Handling class imbalance in a dataset is essential to ensure that your machine learning model performs effectively across all classes. Class imbalance occurs when a dataset has a significant disparity in the number of instances for different classes, which can lead to biased learning. To address this, you can employ several techniques that either modify the training data or adjust the model's learning process.
One common approach is to resample the dataset. You can use oversampling to increase the number of instances in the minority class by duplicating existing samples or generating new synthetic samples using methods like SMOTE (Synthetic Minority Over-sampling Technique). This helps the model learn from a more balanced perspective. Conversely, undersampling reduces instances of the majority class to match the minority class size. However, undersampling can lead to the loss of important information, so it is essential to find the right balance when using this technique.

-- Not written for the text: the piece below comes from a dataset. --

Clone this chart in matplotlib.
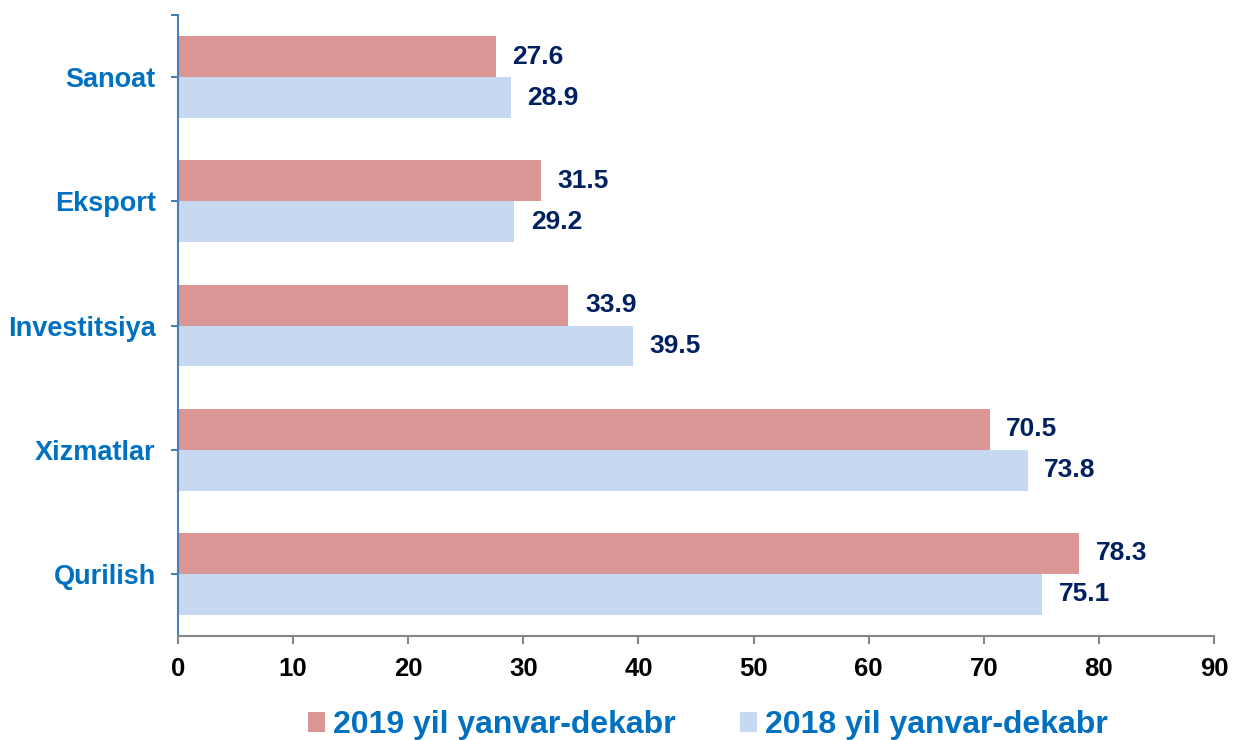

Another effective method is to adjust the model’s learning process through class weights. Most machine learning libraries allow you to specify weights for each class, giving more importance to the minority class during training. For instance, in a binary classification problem where class A has 90% of the samples and class B only 10%, you might assign a higher weight to class B. This adjustment encourages the model to pay more attention to the minority class, improving the overall performance on that class. It's also crucial to validate your model using appropriate metrics like F1-score or area under the ROC curve, which provide better insights into its performance on imbalanced datasets.